I Dated On “Love Is Quarantine.” I Didn’t Find Love. I Found Something Else.

The new Instagram dating project is based on Netflix’s hugely popular “Love Is Blind.”

Love Is Quarantine
Love Is Quarantine

It’s not that I missed online dating: the painfully unfunny first messages, lukewarm introductory hugs, and the looming fear of “orbiting.” But I had already begun to grow tired from the 10-foot walks from my bedroom to the kitchen to do I-don’t-know-what. Between panic-scrolls, I welcomed the potential for something beautiful to blossom, no matter how unrealistic.

I signed myself up for “Love is Quarantine” season 2 — a novel Instagram project during the era of socially distanced dating.

“Love is Quarantine” borrows its premise from Netflix’s hugely popular reality show “Love is Blind,” in which contestants meet each other through isolated, windowless pods without seeing one another. On the show, they chat for approximately 10 days and then decide whether one of their fellow contestants has marriage potential.

“Love is Quarantine” replicates the experience of forging faceless connections, minus all of the proposals. 

In “Love is Quarantine,” contestants talk on the phone with five “matches” from across the U.S. Afterwards, they then send in reaction videos (the “confessionals”) to the project’s co-founders, Rance Nix and Thi Q. Lam, who post them on the public Instagram. 
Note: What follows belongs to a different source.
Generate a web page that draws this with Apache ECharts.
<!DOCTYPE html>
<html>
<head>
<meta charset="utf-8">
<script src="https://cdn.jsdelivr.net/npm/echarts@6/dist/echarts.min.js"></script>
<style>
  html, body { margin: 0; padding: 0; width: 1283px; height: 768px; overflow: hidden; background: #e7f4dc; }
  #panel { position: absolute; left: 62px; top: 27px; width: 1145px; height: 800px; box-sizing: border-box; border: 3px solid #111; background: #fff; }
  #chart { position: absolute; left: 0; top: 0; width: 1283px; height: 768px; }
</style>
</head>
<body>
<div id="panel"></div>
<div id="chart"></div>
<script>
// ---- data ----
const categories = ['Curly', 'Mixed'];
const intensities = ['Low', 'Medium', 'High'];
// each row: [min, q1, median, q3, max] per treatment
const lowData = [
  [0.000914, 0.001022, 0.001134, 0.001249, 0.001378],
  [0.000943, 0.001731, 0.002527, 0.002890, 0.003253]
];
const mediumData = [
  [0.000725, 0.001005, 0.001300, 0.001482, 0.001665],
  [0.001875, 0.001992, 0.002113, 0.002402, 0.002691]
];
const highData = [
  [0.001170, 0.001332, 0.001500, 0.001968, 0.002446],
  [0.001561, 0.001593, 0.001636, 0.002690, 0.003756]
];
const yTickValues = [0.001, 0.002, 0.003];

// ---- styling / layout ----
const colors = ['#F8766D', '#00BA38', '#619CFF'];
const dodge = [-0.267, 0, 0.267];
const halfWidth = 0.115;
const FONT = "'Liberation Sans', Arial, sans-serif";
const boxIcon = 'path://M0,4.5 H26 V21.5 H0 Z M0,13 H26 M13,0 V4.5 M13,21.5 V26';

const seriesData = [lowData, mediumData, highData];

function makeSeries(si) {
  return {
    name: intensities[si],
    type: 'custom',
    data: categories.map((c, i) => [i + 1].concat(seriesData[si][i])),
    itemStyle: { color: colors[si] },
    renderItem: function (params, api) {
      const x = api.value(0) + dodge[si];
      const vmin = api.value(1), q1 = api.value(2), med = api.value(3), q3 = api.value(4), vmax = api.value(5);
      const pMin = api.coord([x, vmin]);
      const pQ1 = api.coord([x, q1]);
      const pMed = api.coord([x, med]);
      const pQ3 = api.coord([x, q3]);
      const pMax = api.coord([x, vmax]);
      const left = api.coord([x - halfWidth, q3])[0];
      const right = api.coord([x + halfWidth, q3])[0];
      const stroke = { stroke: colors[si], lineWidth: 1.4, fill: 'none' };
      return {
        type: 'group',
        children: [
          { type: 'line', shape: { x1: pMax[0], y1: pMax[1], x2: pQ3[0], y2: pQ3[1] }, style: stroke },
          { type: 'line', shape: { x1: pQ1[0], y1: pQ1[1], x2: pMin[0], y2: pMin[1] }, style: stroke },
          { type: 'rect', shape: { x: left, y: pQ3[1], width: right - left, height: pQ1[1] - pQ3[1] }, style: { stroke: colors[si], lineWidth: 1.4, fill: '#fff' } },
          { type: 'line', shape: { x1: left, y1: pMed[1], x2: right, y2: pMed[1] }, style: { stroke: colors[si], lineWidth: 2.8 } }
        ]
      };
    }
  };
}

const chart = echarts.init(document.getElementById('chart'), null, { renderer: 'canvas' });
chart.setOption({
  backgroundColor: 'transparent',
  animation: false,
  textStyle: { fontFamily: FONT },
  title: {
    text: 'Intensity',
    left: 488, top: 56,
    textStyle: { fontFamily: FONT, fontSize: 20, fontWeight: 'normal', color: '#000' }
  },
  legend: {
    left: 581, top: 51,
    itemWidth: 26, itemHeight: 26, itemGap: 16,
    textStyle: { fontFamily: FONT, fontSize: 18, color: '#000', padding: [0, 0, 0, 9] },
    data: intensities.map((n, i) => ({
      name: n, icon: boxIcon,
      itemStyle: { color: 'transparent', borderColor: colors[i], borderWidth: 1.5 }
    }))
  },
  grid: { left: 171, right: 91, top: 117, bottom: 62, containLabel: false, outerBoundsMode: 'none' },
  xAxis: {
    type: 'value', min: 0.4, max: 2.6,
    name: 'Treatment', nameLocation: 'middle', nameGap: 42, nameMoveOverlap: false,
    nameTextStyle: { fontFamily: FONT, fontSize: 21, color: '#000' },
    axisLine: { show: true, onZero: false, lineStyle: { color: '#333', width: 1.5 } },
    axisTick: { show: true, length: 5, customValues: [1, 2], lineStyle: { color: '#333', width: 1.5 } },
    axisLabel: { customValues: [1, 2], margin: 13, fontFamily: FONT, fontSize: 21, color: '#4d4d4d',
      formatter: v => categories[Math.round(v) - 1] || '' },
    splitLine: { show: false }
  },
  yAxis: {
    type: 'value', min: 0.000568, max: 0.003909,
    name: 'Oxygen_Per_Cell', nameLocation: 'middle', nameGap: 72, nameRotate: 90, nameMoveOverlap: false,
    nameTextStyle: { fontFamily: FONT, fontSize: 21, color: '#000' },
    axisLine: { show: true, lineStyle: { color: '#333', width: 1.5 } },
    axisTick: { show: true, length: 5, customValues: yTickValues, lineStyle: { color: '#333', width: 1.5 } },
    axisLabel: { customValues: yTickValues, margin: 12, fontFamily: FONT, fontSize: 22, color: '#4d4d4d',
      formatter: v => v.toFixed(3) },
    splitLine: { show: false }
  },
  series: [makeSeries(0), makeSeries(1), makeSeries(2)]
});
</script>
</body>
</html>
"Love Is Quarantine" co-founders Thi Q. Lam, who runs his own content studio, and Rance Nix, who is an actor. | Courtesy of Lam and Nix

When “Love is Quarantine” started, over 1,000 contestant hopefuls, myself included, signed up on a Google Sheet with our name, age, location, and sexual preference (the Google Sheet is now defunct). Nix and Lam say the process got “messy” and are now asking contestant hopefuls to tag the Love is Quarantine account in stories and DM them to have a chance to be featured.

Soon after I signed up on the sheet, I got a call from Nix. He told me I’d been selected as a contestant. I immediately got ready as if I was going to leave my Brooklyn apartment for an IRL date. I shaved, applied deodorant, changed my sweater, and moisturized. Then, I plopped myself on a chair in my kitchen and began nursing a bottle of wine, and thought, “ugh, am I a Jessica?” 
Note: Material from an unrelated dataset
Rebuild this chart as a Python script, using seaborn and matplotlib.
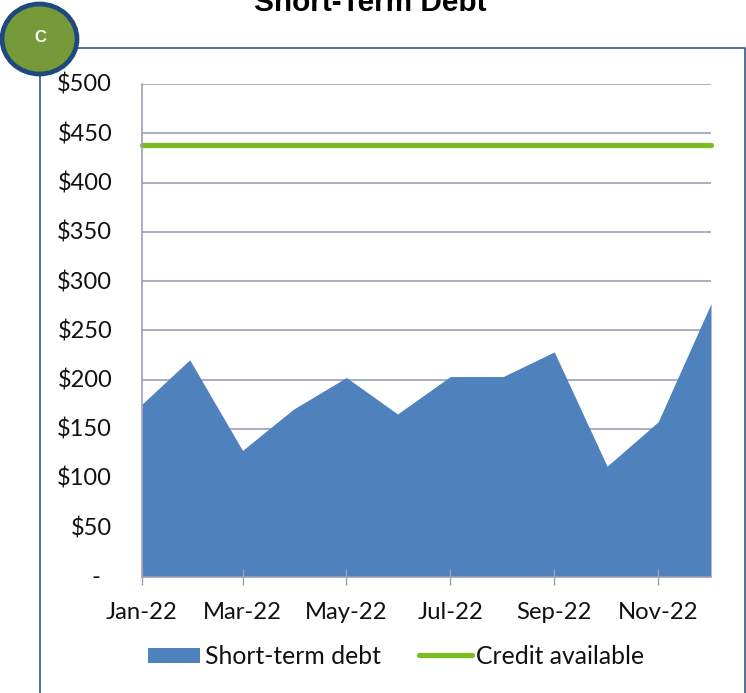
import matplotlib
matplotlib.use("Agg")
import matplotlib.pyplot as plt
import matplotlib.ticker as mticker
import matplotlib.transforms as mtransforms
from matplotlib.patches import Ellipse, Rectangle
from matplotlib.lines import Line2D
import pandas as pd
import seaborn as sns

months = ["2022-01-31", "2022-02-28", "2022-03-31", "2022-04-30", "2022-05-31", "2022-06-30",
          "2022-07-31", "2022-08-31", "2022-09-30", "2022-10-31", "2022-11-30", "2022-12-31"]
short_term_debt = [175, 220, 128, 170, 202, 165, 203, 203, 228, 112, 157, 277]
credit_available = [438] * 12
y_ticks = [0, 50, 100, 150, 200, 250, 300, 350, 400, 450, 500]
y_labels = ["-", "$50", "$100", "$150", "$200", "$250", "$300", "$350", "$400", "$450", "$500"]
x_ticks = ["2022-01-31", "2022-03-31", "2022-05-31", "2022-07-31", "2022-09-30", "2022-11-30"]
x_labels = ["Jan-22", "Mar-22", "May-22", "Jul-22", "Sep-22", "Nov-22"]

sns.set_theme(style="white")
plt.rcParams["font.family"] = ["Lato", "DejaVu Sans"]

W, H = 746, 693
df = pd.DataFrame({"month": pd.to_datetime(months), "debt": short_term_debt, "credit": credit_available})

fig = plt.figure(figsize=(W / 100, H / 100), dpi=100, facecolor="white")
ax = fig.add_axes([142 / W, 1 - 576.5 / H, (711 - 142) / W, 492.5 / H])

GRID = "#9C9FB6"
BLUE = "#4F81BD"
GREEN = "#7CBB22"
TEXT = "#111111"

ax.set_axisbelow(True)
ax.yaxis.grid(True, color=GRID, lw=1.2)
ax.xaxis.grid(False)
ax.fill_between(df["month"], df["debt"], 0, color=BLUE, lw=0, zorder=2)
sns.lineplot(data=df, x="month", y="credit", color=GREEN, lw=3.8, ax=ax, zorder=3,
             solid_capstyle="round", legend=False, clip_on=False)

ax.set_xlim(df["month"].iloc[0], df["month"].iloc[-1])
ax.set_ylim(0, 500)
ax.set_xlabel("")
ax.set_ylabel("")
ax.set_yticks(y_ticks)
ax.set_yticklabels(y_labels, fontsize=17, color=TEXT)
ax.set_xticks(pd.to_datetime(x_ticks))
ax.set_xticklabels(x_labels, fontsize=17.2, color=TEXT)
ax.xaxis.set_minor_locator(mticker.NullLocator())
ax.tick_params(axis="y", length=0, pad=21.5)
ax.tick_params(axis="x", length=11.5, width=1.0, color=GRID, direction="inout", pad=12.5, bottom=True)
ax.xaxis.set_zorder(5)
for t, lab in zip(ax.get_yticklabels(), y_labels):
    t.set_ha("right")
    t.set_va("center")
    dx = -12 if lab == "-" else 0
    t.set_transform(t.get_transform() + mtransforms.Affine2D().translate(dx, -1))
for s in ["top", "right"]:
    ax.spines[s].set_visible(False)
for s in ["left", "bottom"]:
    ax.spines[s].set_color(GRID)
    ax.spines[s].set_linewidth(1.2)
    ax.spines[s].set_zorder(4)

# outer frame, title and badge in pixel coordinates
ov = fig.add_axes([0, 0, 1, 1], facecolor="none")
ov.set_xlim(0, W)
ov.set_ylim(H, 0)
ov.axis("off")
NAVY = "#1F497D"
ov.add_line(Line2D([40, 40, 745, 745], [H + 5, 48, 48, H + 5], color=NAVY, lw=1.1))
ov.add_patch(Ellipse((39.5, 39), 75, 70, facecolor="#769A3A", edgecolor=NAVY, lw=3.4, zorder=5))
ov.text(40, 38, "C", color="white", fontsize=12, fontweight="bold", family="Liberation Sans",
        ha="center", va="center", zorder=6)
ov.text(370, 11, "Short-Term Debt", color="black", fontsize=21.4, fontweight="bold",
        family="Liberation Sans", ha="center", va="baseline")

# legend
ov.add_patch(Rectangle((148, 648), 52, 15, facecolor=BLUE, lw=0))
ov.text(205, 656, "Short-term debt", fontsize=17.8, color=TEXT, va="center", ha="left")
ov.add_line(Line2D([419, 472], [655, 655], color=GREEN, lw=3.8, solid_capstyle="round"))
ov.text(476, 656, "Credit available", fontsize=17.8, color=TEXT, va="center", ha="left")

fig.savefig("out.png", dpi=100)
The dates with Garret, Kyler, Jack, John, and Daniel began at around 8 p.m ET. The conversations lasted anywhere from 10 to 40 minutes.  I talked to one of them about his preference for Vietnamese food, and another turned me on to a starter pack of country music playlists. I told one of the guys that I would send him my first TikTok once I’d filmed it. While three were based in New York, two lived on the west coast — but the distance felt just the same. 

Don’t worry, I’m not here to convince you that you can meet a lover while you’re social distancing. I certainly didn’t. But the experience gave me a brief moment of levity during an anxious time, and it showed me that our need for community actually grows stronger when we’re forced to distance ourselves. After all, it feels unnatural to abandon the joys of community, friends, and family for the malaise of solitude. 

In Albert Camus’ “The Plague,” the characters of Oran, Algeria, who are quarantined because of a deadly outbreak of bubonic plague, begin feeling a collective pain.

Camus wrote: "A feeling normally as individual as the ache of separation from those one loves suddenly became a feeling in which all shared alike and—together with fear—the greatest affliction of the long period of exile that lay ahead."

Unlike the people of Oran, we have technology that allows us to stay connected with other people. By participating in “Love is Quarantine,” I didn’t feel like I was going on online dates. Instead, I felt like I could share my fears and anxieties about the ongoing pandemic with people who were open to listening. Even when we weren’t talking directly about the coronavirus, I felt supported and comforted knowing that the other people at the end of the line are in a similar position to me, just doing the best they can. During a time of crisis, connecting with other people was an antidote: faceless people uniting in the sameness of our experience.

We’ve seen how people around the world have come together to share and express themselves in their struggle with the coronavirus.

Videos posted to social media in late January 2020 showed residents of Wuhan, China at their apartment windows, yelling to each other, “Wuhan jiayou,” which roughly translates to “keep going, Wuhan” or “hang in there, Wuhan.” In Italy, residents are singing anthems from their balconies — a new kind of flashmob. In Spain, a workout instructor held a class on a roof for nearby residents.

The scenes are haunting because they show how societies have been upended to control the spread of the coronavirus. At the same time, the displays of a collective empathy show communities finding a way to gather with and hear each other, even in harrowing times.

As I sat in my kitchen talking to Garret, Kyler, Jack, John, and Daniel, I became less concerned with the expressed goal of ‘Love is Quarantine.’ I instead found solace in the fact that we were all somewhere in a room, our lives fundamentally altered.